Ministers squabbled last night over who was to blame for a debacle which has included the apparent disappearance of 48 tonnes of asbestos during decontamination in the port of Toulon.

It was not clear what would be the fate of a stripped-down hulk that has has become the butt of comedians and cartoonists as she has twice wandered the high seas in search of a breakers’ yard. Experts expected her to be moored offshore.

“The President has decided to put this ship in French waters on a position of standby which offers all security guarantees until a definitive solution for its dismantling is found,” the Elysée said.

The saga of hull Q790, as she is officially called, was pitiful and shameful, Le Monde said. “The circles in the water performed off India by the Clemenceau give a disastrous image of the French Navy and France.”

The opposition Socialist party called the Clemenceau affair grotesque. Laurent Fabius, a senior Socialist, said: “The Government cannot give ecology lessons to the whole world and have our toxic ships dealt with by other countries.”

Jean-Marie Le Pen, leader of the far-right National Front, thundered: “Those who preferred to celebrate the defeat at Trafalgar rather than (Napoleon’s) victory at Austerlitz are responsible for this indescribable outrage to the image of the French Navy and France.”

Greenpeace and other campaigners who had opposed what they saw as the illegal disposal of hazardous waste claimed victory as the hulk of the 48-year-old carrier was towed back towards France, which she left in December. It was uncertain whether she would be allowed through the Suez Canal, which blocked her passage for ten days last month.

The Clemenceau’s aborted voyage to the breakers’ yard at Alang, in Gujarat, was her second odyssey since she was decommissioned in 1997 and found to be riddled with asbestos. In 2003, the Government was forced to recover the Clemenceau from the eastern Mediterranean after a Spanish company breached a contract to dismantle her in Spain and towed her towards a yard in Turkey.
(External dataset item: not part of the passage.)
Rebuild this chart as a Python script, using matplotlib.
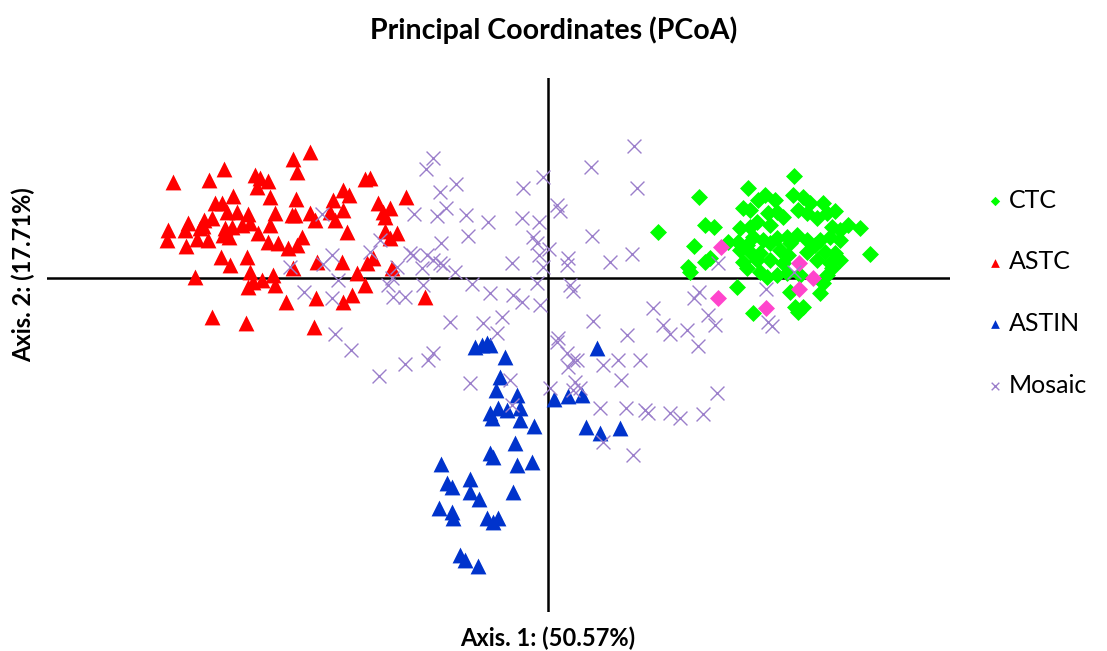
import numpy as np
import matplotlib.pyplot as plt

# PCoA scores (units of 1e-3)
ctc = [(246, 102), (200, 90), (151, 81), (110, 46), (157, 53), (166, 51), (146, 32), (140, 11),
       (142, 6), (157, 16), (162, 20), (180, 36), (189, -9), (205, -35), (312, 50), (300, 53),
       (322, 24), (275, 75), (287, 67), (250, -34), (255, -29), (247, -29), (272, -15), (242, -14),
       (210, 78), (217, 83), (227, 78), (245, 83), (255, 81), (262, 75), (195, 70), (202, 68),
       (209, 56), (220, 65), (229, 66), (235, 61), (250, 68), (259, 65), (269, 60), (279, 65),
       (284, 51), (292, 48), (202, 51), (222, 53), (192, 50), (205, 41), (215, 38), (229, 40),
       (239, 41), (249, 43), (259, 38), (272, 38), (282, 41), (292, 38), (190, 36), (199, 33),
       (222, 35), (242, 35), (267, 33), (192, 28), (202, 26), (212, 25), (232, 28), (240, 23),
       (259, 26), (277, 26), (287, 25), (292, 18), (195, 16), (209, 18), (222, 18), (235, 15),
       (269, 18), (282, 15), (199, 10), (212, 6), (219, 1), (229, 3), (239, 5), (252, 3),
       (279, 3), (284, 10), (275, -5)]
ctc_other = [(173, 31), (251, 15), (265, 0), (251, -11), (170, -20), (218, -30)]

astc = [(-238, 126), (-255, 119), (-251, 106), (-324, 109), (-375, 96), (-339, 98), (-293, 103),
        (-288, 100), (-280, 97), (-291, 91), (-315, 82), (-278, 81), (-252, 79), (-333, 75),
        (-326, 75), (-215, 78), (-273, 65), (-311, 66), (-321, 66), (-300, 64), (-256, 63),
        (-253, 63), (-238, 65), (-233, 58), (-218, 66), (-213, 58), (-344, 58), (-336, 60),
        (-360, 55), (-380, 48), (-381, 38), (-363, 48), (-348, 50), (-345, 52), (-323, 50),
        (-316, 51), (-306, 53), (-298, 55), (-278, 53), (-351, 39), (-340, 38), (-319, 41),
        (-325, 43), (-290, 45), (-280, 36), (-270, 35), (-260, 30), (-251, 33), (-246, 41),
        (-362, 32), (-327, 21), (-318, 13), (-301, 21), (-231, 16), (-353, 1), (-298, 6),
        (-295, -4), (-300, -9), (-286, -2), (-275, 3), (-273, -7), (-262, -24), (-232, -20),
        (-336, -39), (-302, -45), (-234, -49), (-255, 10), (-183, 99), (-178, 100), (-205, 88),
        (-199, 83), (-142, 81), (-170, 75), (-165, 66), (-158, 70), (-163, 61), (-205, 68),
        (-201, 46), (-163, 47), (-151, 45), (-158, 40), (-181, 15), (-175, 20), (-206, 16),
        (-191, 5), (-183, -7), (-196, -17), (-205, -24), (-123, -19), (-156, 10)]

astin = [(-73, -69), (-66, -67), (-61, -65), (-58, -67), (-43, -79), (-48, -99), (-52, -112),
         (-31, -117), (-28, -130), (-41, -132), (-50, -130), (-58, -135), (-56, -140), (-28, -142),
         (-14, -148), (-33, -165), (-58, -175), (-55, -179), (-31, -187), (-16, -184), (-107, -186),
         (-101, -205), (-96, -209), (-78, -201), (-78, -214), (-69, -221), (-35, -214), (-109, -230),
         (-96, -234), (-95, -240), (-61, -240), (-55, -244), (-50, -240), (-88, -277), (-83, -282),
         (-70, -288), (6, -121), (49, -70), (20, -118), (34, -117), (38, -149), (52, -155), (72, -150)]

mosaic = [(-258, 11), (-226, 64), (-216, 23), (-225, 14), (-210, -2), (-244, -14), (-216, -20),
          (-213, -56), (-197, -72), (-169, -98), (-143, -86), (-115, 120), (-122, 109), (-92, 94),
          (-108, 86), (-102, 70), (-111, 62), (-134, 64), (-82, 63), (-60, 56), (-80, 42), (-26, 60),
          (-25, 90), (-5, 101), (-9, 56), (-15, 41), (-11, 35), (-9, 23), (-5, 11), (-168, 38),
          (-178, 26), (-138, 25), (-135, 23), (-121, 23), (-115, 18), (-108, 15), (-105, 13),
          (-107, 35), (-126, 10), (-151, 11), (-93, 6), (-156, 0), (-160, -7), (-125, -7), (-76, -6),
          (-58, -15), (-36, 15), (-11, -5), (-35, -17), (-26, -24), (-8, -27), (-155, -19),
          (-143, -19), (-98, -44), (-65, -45), (-46, -39), (-51, -55), (-120, -82), (-115, -75),
          (-78, -105), (-38, -102), (-36, -127), (2, -110), (9, -64), (86, 132), (43, 111), (89, 90),
          (9, 73), (12, 67), (44, 42), (84, 24), (62, 16), (20, 20), (19, 13), (1, 29), (22, -7),
          (25, -13), (45, -43), (10, -60), (105, -30), (115, -47), (122, -56), (139, -52), (151, -14),
          (146, -20), (170, 15), (160, -37), (167, -47), (19, -75), (25, -82), (20, -89), (29, -82),
          (55, -87), (70, -82), (92, -82), (79, -57), (150, -68), (73, -102), (27, -104), (32, -110),
          (25, -112), (52, -130), (78, -130), (97, -132), (100, -135), (122, -135), (132, -140),
          (155, -136), (169, -115), (55, -164), (85, -177), (246, 6), (218, -11), (220, -44), (224, -48)]

x_label = 'Axis. 1: (50.57%)'
y_label = 'Axis. 2: (17.71%)'


def xy(pts):
    a = np.array(pts, dtype=float) / 1000.0
    return a[:, 0], a[:, 1]


plt.rcParams['font.family'] = ['Lato', 'DejaVu Sans']

fig = plt.figure(figsize=(11.07, 6.51), dpi=100)
ax = fig.add_axes([0.0425, 0.0599, 0.8155, 0.8202])

ax.axhline(0, color='black', lw=1.8, zorder=1)
ax.axvline(0, color='black', lw=1.8, zorder=1)

ax.scatter(*xy(ctc), marker='D', s=75, color='#00ff00', linewidths=0, label='CTC', zorder=2)
ax.scatter(*xy(ctc_other), marker='D', s=75, color='#ff44cc', linewidths=0, zorder=3)
ax.scatter(*xy(astc), marker='^', s=130, color='#ff0000', linewidths=0, label='ASTC', zorder=3)
ax.scatter(*xy(astin), marker='^', s=130, color='#0033cc', linewidths=0, label='ASTIN', zorder=3)
ax.scatter(*xy(mosaic), marker='x', s=100, color='#9b7fcb', linewidths=1.0, label='Mosaic', zorder=4)

ax.set_xlim(-0.501, 0.402)
ax.set_ylim(-0.334, 0.200)
ax.set_xticks([])
ax.set_yticks([])
for s in ax.spines.values():
    s.set_visible(False)

fig.text(0.5, 0.953, 'Principal Coordinates (PCoA)', ha='center', va='center',
         fontsize=20.5, fontweight='bold')
fig.text(0.495, 0.019, x_label, ha='center', va='center', fontsize=17, fontweight='bold')
fig.text(0.021, 0.578, y_label, ha='center', va='center', rotation=90, fontsize=17, fontweight='bold')

fig.legend(loc='upper left', bbox_to_anchor=(0.872, 0.745), frameon=False, fontsize=18,
           labelspacing=1.55, handlelength=0.55, handletextpad=0.3, markerscale=0.55)

fig.savefig('out.png', dpi=100)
The partial decontamination in Toulon ran into trouble and the Defence Ministry sacked the company that was performing the operation.

Michele Alliot-Marie, the Defence Minister, this week sued the company over the missing 48 tonnes while she came under fire for mishandling the affair. The final straw for the Ministry was a finding on Tuesday by the judicial adviser to the Court of State, the highest legal body. He recommended that the stripped-down vessel be considered as waste rather than as a warship, and therefore subject to the 1989 Basel Convention on dangerous waste.

The court yesterday ordered the Clemenceau to wait until it rules on this. It also ordered the Government to pay about £10,000 in costs and damages to the four environmental associations who applied for the emergency ruling.

Mme Alliot-Marie, a protege of M Chirac, complained that blame for the Indian fiasco lay with Thierry Breton, the Finance Minister, because his officials had set the financial terms for the decontamination.

“There is no solution for dismantling thousands of warships now rusting in certain places in the world, which is extremely harmful to the environment,” she said. “There are no dismantling yards in Europe, none in the United States.”

Greenpeace, which brought suits in India and France and staged protests against Le Clemenceau at the Suez Canal, said: “If Michele Alliot-Marie believes that there are no dismantling sites, then she should build some.”

The environmental campaigners said that the former aircraft carrier should have been decontaminated before leaving Toulon. They argued that the transfer of the vessel breached the Basel Convention.

M Chirac’s decision was welcomed by the Europen Union. But Girish Luthra, chairman of Gujarat Enviro Protection and Infrastructure, whose company was due to remove the toxic materials from the vessel, said the decision would cost India thousands of jobs. “It’s a big blow for the industry,” he said.